Не входившие в меснаду рыцари как правило получали толь­ко денежные выплаты. Их отношения с сеньором были менее тесные; по своему положению они приближались к воинам-наемникам, хотя формально были связаны с сеньором отношениями вассалитета, установленными путем оммажа. Естественно, получавшие денежное жалование рыцари выступали за справедливую оценку их ратного труда и требовали увеличения выплат. Интересно, что мелкое рыцар­ство с неприязнью относилось к «случайным лю­дям" в войске своего сеньора, видя в них проходимцев и об­манщиков. Очевидно, это свидетельствует о развитом чувстве ры­царской чести, требовавшей от вассалов полной преданности се­ньору, которая, в конеч­ном счете, становилась выше личных благ и гражданской преданности королю и, воз­можно, семейных интере­сов. В то же время, мелкое испанское рыцарство, страдавшее от притеснений высшей аристократии, выступало за усиле­ние королевской власти, слабость которой давала знати возмож­ность творить беззакония, хотя в руках короля было эффектив­ное средств борьбы со своеволием аристократии - объявление "королевского гнева" и изгнание из страны. Как вассалы короля испанские рыцари были обязаны участвовать в созывавшемся коро­лем кортесах; постоянно находившиеся при короле представите­ли знати образовывали королевскую курию. К концу XI века оба этих органа уже утратили характер доверительных совещаний се­ньора с вассалами, превра­тившись в официальные государственные учреждений.

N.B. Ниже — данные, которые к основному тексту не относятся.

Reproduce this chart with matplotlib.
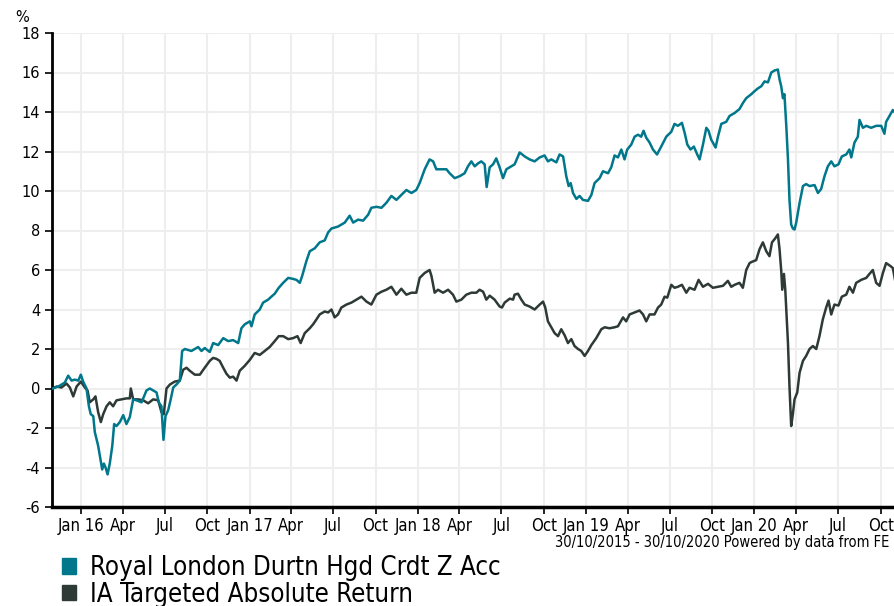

Суду королевской курии или кортесов подлежали ссо­ры среди дворян, нередко имевшие своей причиной оскорбления, которые, по представлениям рыцарства, было необходимо отомстить. Естественно, мелкие рыцари не могли рассчитывать на само­стоятельное отмщение могущественным знатным обидчикам: очевидно, поэтому рыцарство выступало за разрешение споров путем судебного поединка в суде короля.